In 2004, James Surowiecki wrote The Wisdom of Crowds, an examination of the idea that a large group of people is collectively smarter than a small group or an individual. Surowiecki talks about how a large and diverse group provides you with information you might not have anticipated:
In other words, experts don’t know when they don’t know something. That’s why it’s worthwhile to cast a wider net, and why relying on a crowd of decision makers improves (though it doesn’t guarantee) your chances of reaching a good decision. Relying on a crowd rather than an individual improves your chances of finding information that you didn’t know was out there. (278)

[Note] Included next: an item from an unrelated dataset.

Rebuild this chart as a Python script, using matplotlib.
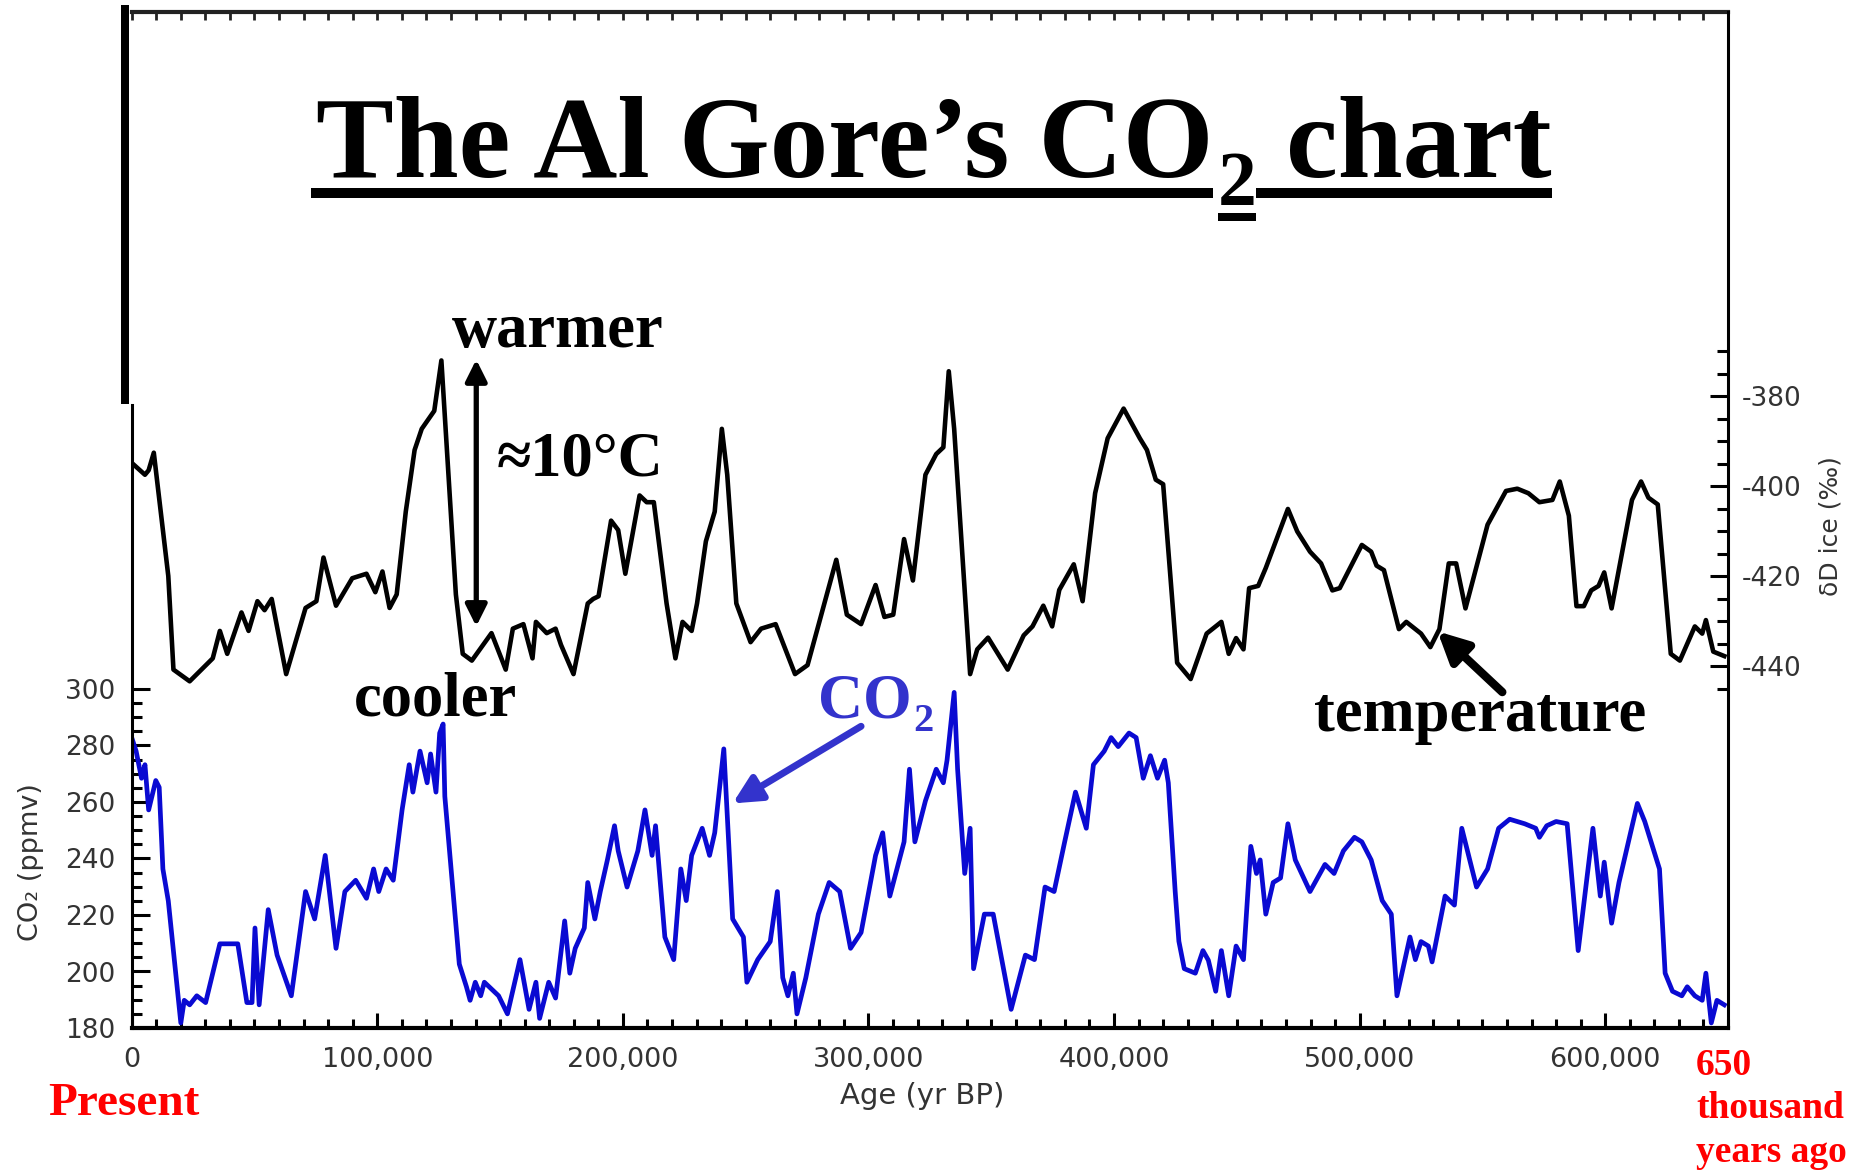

One of the greatest challenges facing Principals and Vice Principals who must assume the role of instructional leader is staying at the leading edge in terms of instructional practices, curriculum revisions and new tools and materials for the classroom. It isn’t reasonable to expect to fit time in to delve deeply into all of the ‘new’. Having a strong network both within your school, within your board, and even beyond gives you the advantage of having a large group of people to provide insight, information and feedback in all of these areas. I think it is the collective wisdom that we gain by being part of a learning network that makes it not only worthwhile, but crucial.
getting things done
If you believe that we still have a long way to go before we can say that we are providing the very best education for every single student in our system, then being part of a connected, challenging and supportive network becomes an imperative. In Tribes author Seth Godin discusses the powerful potential of a connected group of people to effect change:
A movement is thrilling. It’s the work of many people, all connected, all seeking something better. The new highly leveraged tools of the Net make it easier than ever to create a movement, to make things happen, to get things done. (5)
Connecting with those whose passion and purpose resonate well with your own provides the opportunity to bring about changes, regardless of how seemingly small, that draw us closer to the realization of something bigger and better – in our case a system wherein all students can attain high levels of achievement.
Godin explains what occurs as the conversational net is cast wider:
The movement happens when people talk to one another, when ideas spread within the community, and most of all, when peer support leads people to do what they always knew was the right thing. (23)
Doing the right thing. That is at the heart of it, but it is often difficult and draining. Having the courage, as well as the know-how, and bolstered by a strong PLN of passionately committed people, to do the right thing by each and every student might be the very raison d’etre for networking.